■ GIVEN PROBLEM:
Pick out each line in these entries that contains the string "with".

### MATERIAL PROVIDED

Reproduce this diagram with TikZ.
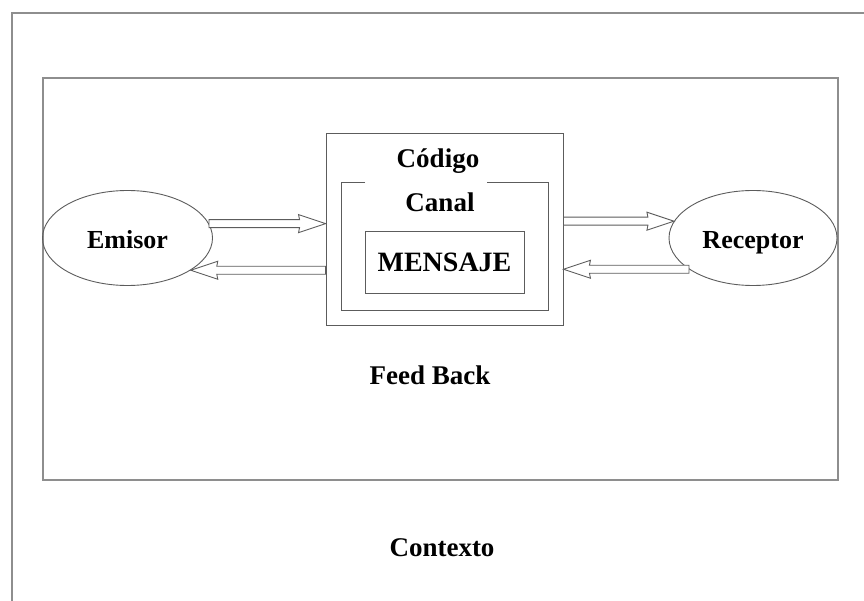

######
### MATERIAL PROVIDED

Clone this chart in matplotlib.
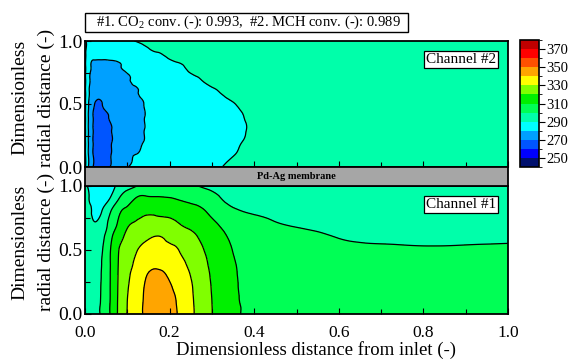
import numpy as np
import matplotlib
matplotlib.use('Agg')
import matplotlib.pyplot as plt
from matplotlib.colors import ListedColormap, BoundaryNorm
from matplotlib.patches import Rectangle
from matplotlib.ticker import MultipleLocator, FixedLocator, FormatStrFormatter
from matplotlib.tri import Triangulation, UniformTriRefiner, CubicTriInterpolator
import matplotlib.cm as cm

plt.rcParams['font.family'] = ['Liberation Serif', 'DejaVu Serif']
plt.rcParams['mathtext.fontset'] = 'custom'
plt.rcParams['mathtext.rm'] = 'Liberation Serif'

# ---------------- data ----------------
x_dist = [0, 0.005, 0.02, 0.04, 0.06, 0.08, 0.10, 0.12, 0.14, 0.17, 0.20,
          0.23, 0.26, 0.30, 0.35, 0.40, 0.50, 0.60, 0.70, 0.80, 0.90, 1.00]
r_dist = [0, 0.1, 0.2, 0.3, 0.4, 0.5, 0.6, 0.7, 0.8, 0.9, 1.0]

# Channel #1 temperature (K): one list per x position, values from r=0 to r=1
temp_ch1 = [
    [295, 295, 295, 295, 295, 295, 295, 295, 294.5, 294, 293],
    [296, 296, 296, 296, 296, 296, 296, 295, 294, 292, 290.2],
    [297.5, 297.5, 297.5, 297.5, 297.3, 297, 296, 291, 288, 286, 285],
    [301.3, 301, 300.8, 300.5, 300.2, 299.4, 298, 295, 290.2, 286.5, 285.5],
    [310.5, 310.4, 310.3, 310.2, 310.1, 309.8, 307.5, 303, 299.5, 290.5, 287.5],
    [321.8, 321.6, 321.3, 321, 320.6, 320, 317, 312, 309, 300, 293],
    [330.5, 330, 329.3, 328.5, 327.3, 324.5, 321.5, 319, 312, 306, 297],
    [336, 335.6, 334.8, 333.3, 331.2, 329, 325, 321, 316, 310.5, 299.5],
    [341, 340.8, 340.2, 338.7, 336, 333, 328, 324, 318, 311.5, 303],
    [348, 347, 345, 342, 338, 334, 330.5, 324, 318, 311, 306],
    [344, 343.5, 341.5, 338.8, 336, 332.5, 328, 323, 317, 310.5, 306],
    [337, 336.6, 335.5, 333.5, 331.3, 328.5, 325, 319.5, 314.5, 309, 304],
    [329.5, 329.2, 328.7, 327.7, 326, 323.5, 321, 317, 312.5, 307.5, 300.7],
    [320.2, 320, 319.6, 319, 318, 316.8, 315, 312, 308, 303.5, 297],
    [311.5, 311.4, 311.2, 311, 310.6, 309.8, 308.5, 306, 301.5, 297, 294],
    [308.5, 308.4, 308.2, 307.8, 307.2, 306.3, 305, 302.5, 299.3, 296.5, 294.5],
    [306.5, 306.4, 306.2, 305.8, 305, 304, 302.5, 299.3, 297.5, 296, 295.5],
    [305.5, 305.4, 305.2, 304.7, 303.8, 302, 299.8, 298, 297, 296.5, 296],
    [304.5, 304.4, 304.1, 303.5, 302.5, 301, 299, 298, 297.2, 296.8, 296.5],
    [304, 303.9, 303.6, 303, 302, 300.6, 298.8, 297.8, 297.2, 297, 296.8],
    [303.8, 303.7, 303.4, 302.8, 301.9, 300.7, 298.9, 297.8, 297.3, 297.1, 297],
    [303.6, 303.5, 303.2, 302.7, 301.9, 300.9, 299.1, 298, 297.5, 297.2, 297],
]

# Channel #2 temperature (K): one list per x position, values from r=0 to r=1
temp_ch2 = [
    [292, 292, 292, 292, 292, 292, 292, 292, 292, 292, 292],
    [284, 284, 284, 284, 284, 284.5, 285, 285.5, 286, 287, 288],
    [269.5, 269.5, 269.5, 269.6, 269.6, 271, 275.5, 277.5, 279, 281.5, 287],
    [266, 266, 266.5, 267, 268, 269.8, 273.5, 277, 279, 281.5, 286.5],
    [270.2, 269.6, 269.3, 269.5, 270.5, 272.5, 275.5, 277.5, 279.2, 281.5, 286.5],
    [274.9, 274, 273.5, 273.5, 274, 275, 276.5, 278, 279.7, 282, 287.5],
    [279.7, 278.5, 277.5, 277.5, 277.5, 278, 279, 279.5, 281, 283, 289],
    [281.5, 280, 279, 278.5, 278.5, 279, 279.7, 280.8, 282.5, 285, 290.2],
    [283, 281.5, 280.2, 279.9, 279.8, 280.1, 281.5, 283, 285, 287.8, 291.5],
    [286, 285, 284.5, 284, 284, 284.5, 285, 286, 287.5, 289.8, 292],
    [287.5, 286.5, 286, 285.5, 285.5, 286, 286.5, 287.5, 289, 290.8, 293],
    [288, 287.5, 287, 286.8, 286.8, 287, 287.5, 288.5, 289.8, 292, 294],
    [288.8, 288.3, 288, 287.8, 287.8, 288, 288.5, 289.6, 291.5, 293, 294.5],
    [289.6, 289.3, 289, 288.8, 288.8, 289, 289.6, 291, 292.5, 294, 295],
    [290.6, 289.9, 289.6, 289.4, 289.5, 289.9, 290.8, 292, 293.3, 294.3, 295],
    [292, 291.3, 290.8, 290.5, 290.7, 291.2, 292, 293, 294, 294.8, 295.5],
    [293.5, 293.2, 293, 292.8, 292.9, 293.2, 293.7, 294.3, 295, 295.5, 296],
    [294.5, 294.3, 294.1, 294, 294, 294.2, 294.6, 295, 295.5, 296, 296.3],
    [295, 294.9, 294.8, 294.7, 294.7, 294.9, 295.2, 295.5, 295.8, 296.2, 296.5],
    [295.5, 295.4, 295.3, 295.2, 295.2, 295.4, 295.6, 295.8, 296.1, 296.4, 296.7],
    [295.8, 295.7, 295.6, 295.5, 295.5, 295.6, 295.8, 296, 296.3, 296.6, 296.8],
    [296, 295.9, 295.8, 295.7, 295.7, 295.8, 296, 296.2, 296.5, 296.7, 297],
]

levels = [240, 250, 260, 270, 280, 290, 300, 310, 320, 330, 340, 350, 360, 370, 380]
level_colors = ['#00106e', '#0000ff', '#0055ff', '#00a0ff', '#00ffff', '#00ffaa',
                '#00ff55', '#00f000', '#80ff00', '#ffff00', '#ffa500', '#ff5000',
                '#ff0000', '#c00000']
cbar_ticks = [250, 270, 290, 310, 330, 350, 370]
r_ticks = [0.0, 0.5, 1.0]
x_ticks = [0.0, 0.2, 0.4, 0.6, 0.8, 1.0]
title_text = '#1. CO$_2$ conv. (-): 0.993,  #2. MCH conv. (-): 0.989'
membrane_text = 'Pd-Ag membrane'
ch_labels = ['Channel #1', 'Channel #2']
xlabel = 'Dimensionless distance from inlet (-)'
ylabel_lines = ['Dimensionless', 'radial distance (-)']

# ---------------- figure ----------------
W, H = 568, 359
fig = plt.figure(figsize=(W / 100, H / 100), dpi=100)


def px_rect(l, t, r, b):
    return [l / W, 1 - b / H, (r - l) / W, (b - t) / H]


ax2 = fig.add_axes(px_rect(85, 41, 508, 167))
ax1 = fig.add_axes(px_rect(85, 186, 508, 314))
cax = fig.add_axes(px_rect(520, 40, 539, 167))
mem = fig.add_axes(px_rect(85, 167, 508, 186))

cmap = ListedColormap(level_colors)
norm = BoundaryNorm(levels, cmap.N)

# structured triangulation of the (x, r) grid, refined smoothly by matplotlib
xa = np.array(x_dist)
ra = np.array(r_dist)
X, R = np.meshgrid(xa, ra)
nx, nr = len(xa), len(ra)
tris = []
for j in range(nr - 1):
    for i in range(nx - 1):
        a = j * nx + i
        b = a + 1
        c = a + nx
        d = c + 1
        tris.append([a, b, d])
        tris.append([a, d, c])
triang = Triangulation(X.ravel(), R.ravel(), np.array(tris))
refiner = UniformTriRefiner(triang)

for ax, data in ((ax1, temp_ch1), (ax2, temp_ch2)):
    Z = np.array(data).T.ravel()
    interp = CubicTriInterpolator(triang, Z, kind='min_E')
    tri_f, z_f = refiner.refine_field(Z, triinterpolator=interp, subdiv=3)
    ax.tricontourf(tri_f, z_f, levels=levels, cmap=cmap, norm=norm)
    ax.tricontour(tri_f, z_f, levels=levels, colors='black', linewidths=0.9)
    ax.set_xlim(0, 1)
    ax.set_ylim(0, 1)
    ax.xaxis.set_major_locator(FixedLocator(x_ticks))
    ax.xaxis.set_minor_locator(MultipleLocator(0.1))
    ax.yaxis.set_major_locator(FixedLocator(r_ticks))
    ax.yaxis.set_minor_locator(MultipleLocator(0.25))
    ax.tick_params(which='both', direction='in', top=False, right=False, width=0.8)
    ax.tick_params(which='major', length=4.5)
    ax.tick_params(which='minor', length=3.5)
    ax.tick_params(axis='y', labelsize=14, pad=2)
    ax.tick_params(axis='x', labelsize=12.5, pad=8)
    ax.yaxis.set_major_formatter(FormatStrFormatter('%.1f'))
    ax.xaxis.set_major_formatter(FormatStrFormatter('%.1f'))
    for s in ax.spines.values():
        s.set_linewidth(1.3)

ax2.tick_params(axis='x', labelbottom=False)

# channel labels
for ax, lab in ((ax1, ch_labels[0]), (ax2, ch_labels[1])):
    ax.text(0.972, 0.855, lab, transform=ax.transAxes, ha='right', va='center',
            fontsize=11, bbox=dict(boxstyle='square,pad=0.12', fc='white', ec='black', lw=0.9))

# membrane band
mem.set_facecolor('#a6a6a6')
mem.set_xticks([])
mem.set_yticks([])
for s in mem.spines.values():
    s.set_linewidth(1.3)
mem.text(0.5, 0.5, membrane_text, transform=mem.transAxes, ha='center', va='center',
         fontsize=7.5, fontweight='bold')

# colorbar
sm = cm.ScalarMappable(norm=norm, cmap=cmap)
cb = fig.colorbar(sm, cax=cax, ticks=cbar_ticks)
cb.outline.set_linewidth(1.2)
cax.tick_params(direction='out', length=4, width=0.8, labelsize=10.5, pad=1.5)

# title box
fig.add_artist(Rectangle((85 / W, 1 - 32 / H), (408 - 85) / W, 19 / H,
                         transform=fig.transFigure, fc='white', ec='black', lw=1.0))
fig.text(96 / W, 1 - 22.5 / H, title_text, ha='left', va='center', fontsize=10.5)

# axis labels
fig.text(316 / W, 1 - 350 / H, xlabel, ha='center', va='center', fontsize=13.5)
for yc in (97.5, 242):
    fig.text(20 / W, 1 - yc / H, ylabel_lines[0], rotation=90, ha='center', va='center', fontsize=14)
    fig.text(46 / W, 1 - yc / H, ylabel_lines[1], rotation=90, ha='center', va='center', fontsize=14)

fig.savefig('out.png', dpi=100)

######
### MATERIAL PROVIDED

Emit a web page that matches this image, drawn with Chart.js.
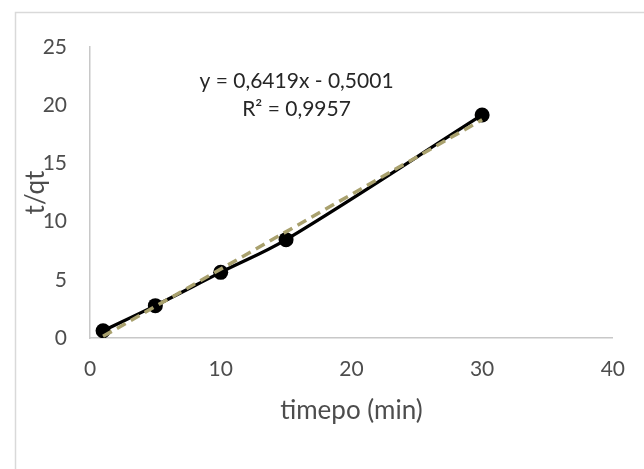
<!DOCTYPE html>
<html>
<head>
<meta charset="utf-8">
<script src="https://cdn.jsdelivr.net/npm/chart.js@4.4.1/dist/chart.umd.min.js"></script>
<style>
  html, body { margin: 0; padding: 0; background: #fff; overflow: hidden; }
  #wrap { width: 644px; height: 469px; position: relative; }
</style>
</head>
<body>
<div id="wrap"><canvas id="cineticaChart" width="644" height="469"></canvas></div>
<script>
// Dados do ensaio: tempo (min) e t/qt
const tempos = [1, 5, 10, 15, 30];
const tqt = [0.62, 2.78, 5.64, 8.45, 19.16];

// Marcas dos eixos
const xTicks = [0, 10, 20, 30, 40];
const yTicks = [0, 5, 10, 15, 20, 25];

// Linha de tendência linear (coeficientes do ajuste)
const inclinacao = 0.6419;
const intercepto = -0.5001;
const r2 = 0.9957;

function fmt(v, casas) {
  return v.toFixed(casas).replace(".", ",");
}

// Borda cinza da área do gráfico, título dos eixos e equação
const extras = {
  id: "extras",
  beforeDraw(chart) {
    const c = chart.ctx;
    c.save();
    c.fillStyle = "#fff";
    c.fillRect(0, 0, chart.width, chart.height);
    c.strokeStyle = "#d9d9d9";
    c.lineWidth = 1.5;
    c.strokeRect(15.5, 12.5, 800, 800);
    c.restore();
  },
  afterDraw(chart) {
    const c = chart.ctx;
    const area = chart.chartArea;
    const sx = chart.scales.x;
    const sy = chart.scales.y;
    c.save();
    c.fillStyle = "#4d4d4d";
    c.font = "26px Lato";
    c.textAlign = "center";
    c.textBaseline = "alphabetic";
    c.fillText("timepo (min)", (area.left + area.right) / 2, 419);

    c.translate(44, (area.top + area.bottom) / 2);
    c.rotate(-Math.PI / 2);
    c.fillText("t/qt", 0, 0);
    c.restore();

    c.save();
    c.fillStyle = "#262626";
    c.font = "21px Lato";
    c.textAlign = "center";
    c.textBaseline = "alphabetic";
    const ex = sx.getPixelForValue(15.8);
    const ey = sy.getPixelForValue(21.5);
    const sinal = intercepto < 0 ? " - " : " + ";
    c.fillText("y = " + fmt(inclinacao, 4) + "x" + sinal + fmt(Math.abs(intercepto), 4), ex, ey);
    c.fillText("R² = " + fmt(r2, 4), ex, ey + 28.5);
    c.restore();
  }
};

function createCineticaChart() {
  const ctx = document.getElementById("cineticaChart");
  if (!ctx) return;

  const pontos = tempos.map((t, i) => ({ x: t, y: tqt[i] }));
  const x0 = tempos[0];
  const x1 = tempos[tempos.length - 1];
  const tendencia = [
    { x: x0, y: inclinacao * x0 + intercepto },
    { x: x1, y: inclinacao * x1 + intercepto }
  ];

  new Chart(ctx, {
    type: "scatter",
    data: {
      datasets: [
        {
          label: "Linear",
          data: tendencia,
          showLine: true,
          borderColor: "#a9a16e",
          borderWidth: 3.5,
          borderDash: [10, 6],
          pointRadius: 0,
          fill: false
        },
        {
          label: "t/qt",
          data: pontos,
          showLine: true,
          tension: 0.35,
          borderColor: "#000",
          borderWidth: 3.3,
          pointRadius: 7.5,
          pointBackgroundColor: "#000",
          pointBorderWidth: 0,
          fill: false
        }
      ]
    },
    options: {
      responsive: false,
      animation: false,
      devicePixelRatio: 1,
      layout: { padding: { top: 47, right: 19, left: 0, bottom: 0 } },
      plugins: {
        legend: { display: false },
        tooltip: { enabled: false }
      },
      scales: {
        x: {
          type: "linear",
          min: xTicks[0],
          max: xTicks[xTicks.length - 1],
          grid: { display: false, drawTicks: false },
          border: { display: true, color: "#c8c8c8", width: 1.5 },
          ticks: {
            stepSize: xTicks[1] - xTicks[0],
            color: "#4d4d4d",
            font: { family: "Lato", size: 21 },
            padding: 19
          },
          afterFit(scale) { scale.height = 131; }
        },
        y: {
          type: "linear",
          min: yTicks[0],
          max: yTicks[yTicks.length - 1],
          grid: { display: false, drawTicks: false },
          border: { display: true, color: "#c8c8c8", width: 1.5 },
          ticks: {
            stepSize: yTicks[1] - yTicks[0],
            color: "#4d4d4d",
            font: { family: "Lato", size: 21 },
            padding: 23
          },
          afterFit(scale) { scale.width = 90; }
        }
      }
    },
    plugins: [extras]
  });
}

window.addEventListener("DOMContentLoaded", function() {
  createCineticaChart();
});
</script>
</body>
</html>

######

■ EXPECTED ANSWER:
Reproduce this diagram with TikZ.
Emit a web page that matches this image, drawn with Chart.js.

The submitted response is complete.